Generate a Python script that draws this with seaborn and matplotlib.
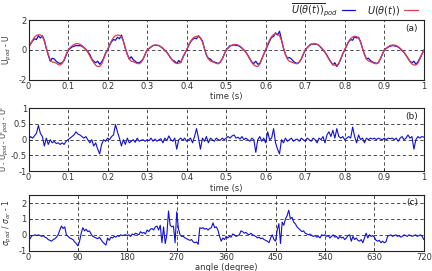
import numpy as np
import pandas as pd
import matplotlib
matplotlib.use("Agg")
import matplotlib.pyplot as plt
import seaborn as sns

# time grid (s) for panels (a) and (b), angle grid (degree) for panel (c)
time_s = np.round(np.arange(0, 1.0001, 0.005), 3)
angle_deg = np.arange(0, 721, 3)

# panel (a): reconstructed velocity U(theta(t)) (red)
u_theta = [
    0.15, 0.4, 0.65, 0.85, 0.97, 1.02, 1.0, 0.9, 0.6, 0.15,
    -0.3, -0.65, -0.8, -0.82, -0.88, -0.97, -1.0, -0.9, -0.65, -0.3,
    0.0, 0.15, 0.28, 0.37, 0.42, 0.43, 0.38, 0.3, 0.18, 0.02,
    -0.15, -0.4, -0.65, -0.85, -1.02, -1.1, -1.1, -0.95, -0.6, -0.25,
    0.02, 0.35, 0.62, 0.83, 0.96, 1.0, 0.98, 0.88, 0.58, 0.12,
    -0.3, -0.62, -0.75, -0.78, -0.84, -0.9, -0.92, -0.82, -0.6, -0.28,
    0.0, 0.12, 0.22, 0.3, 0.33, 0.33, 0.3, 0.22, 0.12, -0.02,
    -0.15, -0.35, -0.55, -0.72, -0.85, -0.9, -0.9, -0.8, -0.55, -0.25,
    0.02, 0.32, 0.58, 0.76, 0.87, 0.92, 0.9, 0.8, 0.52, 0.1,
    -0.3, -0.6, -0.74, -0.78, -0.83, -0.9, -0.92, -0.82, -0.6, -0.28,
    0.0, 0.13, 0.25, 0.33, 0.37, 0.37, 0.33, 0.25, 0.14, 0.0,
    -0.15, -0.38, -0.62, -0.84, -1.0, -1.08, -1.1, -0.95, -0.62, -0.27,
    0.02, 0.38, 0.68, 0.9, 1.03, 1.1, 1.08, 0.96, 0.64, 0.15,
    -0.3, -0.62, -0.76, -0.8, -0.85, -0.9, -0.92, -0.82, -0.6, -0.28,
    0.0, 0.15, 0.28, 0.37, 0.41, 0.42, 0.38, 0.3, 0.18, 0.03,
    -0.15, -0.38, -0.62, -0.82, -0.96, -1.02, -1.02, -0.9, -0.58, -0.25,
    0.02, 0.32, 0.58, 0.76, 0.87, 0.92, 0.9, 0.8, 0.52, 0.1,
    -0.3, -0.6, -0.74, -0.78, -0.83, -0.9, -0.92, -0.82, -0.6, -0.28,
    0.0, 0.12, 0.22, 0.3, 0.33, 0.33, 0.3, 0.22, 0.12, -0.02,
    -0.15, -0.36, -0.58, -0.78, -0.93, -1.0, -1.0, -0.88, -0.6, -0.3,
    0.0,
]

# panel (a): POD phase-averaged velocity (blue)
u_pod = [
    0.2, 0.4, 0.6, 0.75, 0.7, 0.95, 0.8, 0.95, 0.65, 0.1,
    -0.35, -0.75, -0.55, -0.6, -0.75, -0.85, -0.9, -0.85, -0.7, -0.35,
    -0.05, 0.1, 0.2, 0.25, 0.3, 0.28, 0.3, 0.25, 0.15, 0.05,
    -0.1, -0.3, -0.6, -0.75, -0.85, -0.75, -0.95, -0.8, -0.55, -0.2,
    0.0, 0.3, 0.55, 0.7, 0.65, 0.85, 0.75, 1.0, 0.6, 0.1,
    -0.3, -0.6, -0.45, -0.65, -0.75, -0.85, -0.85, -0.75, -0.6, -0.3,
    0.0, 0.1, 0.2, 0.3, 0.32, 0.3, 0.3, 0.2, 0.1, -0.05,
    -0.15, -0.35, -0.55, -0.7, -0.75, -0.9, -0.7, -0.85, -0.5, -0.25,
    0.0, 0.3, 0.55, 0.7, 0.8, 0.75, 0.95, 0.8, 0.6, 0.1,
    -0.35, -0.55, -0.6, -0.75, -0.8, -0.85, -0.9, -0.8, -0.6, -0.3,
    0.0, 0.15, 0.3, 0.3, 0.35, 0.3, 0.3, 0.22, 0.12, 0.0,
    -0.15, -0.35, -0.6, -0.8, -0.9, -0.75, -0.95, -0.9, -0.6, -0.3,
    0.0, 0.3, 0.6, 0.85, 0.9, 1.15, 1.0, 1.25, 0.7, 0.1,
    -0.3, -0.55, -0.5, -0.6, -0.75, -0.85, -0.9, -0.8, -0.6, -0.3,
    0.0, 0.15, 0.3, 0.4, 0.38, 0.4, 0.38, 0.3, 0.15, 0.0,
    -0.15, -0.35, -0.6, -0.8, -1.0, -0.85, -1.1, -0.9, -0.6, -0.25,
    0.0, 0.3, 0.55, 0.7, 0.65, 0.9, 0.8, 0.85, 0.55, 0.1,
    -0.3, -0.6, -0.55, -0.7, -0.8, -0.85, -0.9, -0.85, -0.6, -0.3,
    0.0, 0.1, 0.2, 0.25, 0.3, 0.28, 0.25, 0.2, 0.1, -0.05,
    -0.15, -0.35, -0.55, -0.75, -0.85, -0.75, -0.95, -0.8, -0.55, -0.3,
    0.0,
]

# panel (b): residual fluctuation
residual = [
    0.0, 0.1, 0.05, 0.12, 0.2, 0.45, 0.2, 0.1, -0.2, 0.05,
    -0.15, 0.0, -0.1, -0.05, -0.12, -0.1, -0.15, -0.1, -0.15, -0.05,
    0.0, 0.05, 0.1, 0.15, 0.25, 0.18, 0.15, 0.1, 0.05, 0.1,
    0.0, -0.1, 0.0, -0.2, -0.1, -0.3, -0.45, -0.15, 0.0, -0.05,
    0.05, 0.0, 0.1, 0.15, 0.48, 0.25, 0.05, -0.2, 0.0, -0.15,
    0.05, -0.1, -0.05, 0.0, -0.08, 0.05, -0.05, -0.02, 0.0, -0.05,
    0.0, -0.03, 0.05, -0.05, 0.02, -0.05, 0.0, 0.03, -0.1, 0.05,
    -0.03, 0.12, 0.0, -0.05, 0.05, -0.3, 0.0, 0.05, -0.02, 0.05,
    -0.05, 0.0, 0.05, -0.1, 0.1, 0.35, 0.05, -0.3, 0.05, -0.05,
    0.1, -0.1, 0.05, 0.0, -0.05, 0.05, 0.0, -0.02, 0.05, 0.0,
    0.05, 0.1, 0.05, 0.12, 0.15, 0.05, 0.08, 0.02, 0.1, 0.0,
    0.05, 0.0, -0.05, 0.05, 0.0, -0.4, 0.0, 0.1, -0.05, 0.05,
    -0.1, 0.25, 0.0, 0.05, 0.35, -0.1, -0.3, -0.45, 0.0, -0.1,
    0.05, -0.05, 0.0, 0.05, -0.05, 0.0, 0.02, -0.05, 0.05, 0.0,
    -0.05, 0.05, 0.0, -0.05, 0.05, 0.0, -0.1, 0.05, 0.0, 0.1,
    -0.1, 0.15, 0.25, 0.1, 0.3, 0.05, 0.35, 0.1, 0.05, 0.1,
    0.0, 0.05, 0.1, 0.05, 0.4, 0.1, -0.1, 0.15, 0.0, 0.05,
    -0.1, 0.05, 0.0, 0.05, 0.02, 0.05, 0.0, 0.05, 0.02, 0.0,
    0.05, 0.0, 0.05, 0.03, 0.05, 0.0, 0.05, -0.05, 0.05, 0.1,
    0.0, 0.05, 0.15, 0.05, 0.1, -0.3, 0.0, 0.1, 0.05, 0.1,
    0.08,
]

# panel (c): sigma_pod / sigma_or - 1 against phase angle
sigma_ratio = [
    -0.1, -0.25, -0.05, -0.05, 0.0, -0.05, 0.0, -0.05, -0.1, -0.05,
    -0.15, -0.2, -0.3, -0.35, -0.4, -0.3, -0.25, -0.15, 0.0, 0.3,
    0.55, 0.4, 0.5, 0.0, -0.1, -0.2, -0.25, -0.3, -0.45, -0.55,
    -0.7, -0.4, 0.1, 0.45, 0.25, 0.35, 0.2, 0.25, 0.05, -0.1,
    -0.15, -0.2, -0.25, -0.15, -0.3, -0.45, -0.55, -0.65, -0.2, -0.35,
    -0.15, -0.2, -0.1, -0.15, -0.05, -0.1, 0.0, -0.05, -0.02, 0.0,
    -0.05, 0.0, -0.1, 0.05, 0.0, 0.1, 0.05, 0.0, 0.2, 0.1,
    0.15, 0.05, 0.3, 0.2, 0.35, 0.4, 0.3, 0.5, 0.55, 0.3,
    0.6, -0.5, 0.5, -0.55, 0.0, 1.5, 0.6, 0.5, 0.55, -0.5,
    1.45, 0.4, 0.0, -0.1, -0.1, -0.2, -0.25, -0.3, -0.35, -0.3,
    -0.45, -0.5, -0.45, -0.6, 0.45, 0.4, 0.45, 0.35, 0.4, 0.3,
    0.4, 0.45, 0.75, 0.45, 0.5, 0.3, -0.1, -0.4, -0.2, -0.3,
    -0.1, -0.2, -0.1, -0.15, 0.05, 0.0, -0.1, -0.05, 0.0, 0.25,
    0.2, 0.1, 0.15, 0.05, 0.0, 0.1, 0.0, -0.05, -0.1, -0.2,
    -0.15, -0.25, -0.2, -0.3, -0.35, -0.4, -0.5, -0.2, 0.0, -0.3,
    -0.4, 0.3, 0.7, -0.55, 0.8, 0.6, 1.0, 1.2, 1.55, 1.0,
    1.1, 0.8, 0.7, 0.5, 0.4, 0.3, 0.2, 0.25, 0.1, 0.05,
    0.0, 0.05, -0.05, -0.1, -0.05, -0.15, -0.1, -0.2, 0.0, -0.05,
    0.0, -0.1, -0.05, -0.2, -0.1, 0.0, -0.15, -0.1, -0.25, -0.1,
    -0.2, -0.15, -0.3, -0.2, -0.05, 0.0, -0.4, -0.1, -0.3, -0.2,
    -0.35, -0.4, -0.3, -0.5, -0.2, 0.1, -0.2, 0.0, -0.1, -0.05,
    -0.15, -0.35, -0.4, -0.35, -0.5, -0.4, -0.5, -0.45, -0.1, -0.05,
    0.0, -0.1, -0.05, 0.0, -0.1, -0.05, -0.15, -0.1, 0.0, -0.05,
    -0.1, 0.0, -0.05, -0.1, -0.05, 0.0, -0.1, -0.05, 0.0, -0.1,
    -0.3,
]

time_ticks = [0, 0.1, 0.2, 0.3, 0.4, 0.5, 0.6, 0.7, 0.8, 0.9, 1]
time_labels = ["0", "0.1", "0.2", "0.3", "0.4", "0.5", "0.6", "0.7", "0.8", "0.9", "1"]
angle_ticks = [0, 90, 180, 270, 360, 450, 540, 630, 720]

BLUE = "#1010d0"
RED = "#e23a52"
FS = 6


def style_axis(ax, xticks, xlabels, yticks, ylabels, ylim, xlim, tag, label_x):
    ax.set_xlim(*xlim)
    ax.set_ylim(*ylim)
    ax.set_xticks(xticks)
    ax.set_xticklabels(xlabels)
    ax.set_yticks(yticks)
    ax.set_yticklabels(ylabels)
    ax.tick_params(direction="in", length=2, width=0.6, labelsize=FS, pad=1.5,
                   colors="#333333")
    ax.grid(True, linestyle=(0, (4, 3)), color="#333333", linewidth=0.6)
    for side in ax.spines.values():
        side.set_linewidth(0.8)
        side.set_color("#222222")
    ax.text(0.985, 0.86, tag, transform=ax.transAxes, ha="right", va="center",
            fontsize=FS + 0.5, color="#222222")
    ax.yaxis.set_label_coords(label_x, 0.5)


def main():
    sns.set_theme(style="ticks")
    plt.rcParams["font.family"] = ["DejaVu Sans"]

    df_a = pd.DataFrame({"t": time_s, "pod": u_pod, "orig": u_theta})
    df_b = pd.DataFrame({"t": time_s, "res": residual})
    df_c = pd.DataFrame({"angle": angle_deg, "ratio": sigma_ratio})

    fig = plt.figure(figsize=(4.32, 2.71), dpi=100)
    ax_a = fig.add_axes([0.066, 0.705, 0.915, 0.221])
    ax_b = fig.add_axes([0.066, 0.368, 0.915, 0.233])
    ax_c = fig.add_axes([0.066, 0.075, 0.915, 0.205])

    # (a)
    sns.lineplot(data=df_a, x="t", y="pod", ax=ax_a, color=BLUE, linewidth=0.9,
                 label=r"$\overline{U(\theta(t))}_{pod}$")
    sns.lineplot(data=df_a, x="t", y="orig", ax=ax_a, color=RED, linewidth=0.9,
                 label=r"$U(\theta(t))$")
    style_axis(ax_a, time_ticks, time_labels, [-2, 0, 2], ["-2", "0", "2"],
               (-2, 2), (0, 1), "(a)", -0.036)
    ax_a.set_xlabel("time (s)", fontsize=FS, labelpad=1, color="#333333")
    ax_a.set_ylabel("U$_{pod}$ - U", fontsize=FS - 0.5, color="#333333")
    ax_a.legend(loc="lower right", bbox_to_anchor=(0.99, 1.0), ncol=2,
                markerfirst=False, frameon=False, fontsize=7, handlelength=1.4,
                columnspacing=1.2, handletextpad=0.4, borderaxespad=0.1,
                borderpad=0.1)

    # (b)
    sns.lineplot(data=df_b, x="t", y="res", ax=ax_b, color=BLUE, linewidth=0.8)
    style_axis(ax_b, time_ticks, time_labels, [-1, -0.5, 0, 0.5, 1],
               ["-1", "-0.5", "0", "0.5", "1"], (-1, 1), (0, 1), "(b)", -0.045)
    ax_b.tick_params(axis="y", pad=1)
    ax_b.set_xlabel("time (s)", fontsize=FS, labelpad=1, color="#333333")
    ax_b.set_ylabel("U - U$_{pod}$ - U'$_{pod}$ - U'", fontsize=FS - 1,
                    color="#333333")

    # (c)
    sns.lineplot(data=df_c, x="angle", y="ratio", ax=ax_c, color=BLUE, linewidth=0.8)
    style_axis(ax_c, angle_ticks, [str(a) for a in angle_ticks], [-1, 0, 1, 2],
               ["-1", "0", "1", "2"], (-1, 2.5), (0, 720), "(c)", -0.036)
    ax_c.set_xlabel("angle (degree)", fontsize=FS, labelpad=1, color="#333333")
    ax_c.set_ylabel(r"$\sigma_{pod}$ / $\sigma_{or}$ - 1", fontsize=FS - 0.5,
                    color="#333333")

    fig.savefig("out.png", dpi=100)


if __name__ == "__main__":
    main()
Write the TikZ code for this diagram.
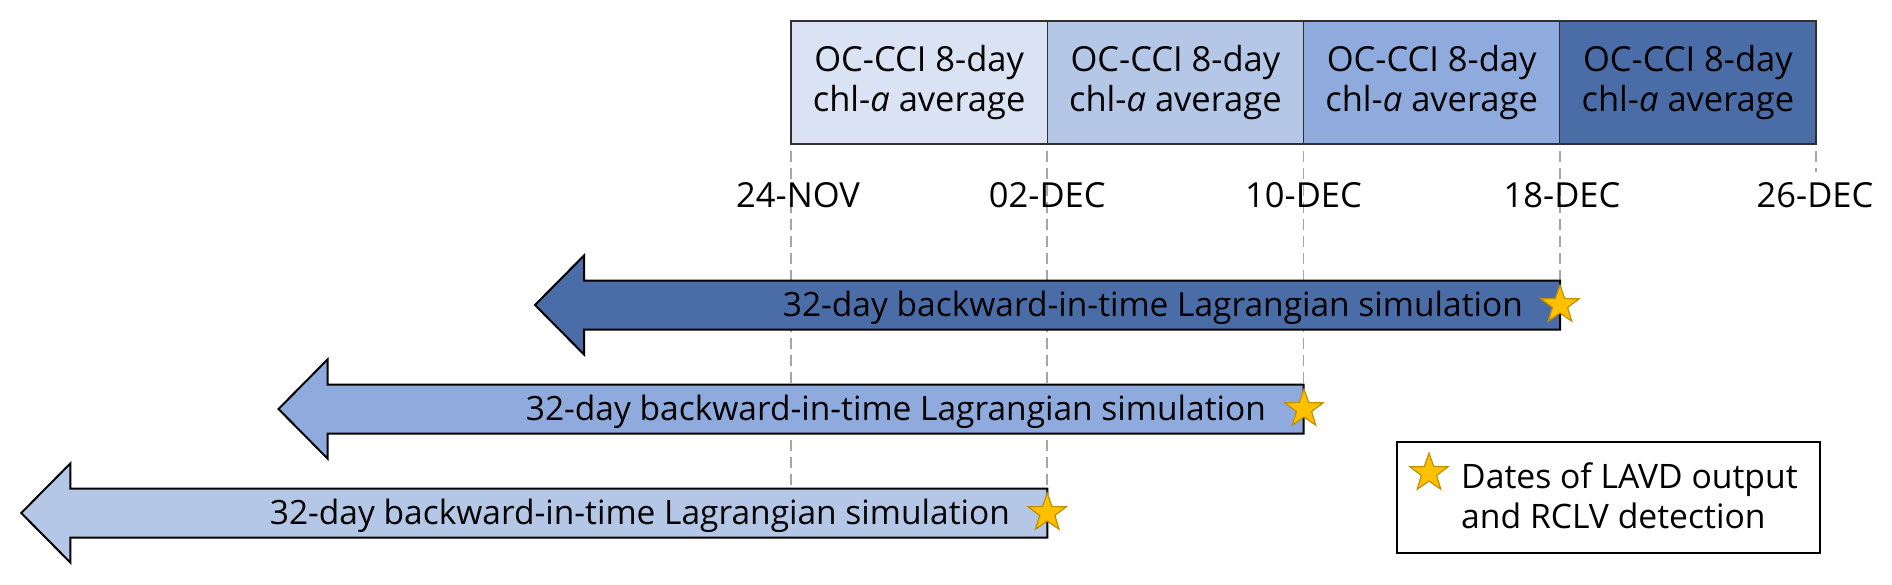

-.-.-

▶ _EXERCISE BRIEF_
Both the first line of the records above and the line containing "angle_deg = np.arange(0, 721, 3)" belong in the copy; please return them and every line between, exactly, minus the pictures.

▶ _OUTPUT FOR THIS TASK_
Generate a Python script that draws this with seaborn and matplotlib.
import numpy as np
import pandas as pd
import matplotlib
matplotlib.use("Agg")
import matplotlib.pyplot as plt
import seaborn as sns

# time grid (s) for panels (a) and (b), angle grid (degree) for panel (c)
time_s = np.round(np.arange(0, 1.0001, 0.005), 3)
angle_deg = np.arange(0, 721, 3)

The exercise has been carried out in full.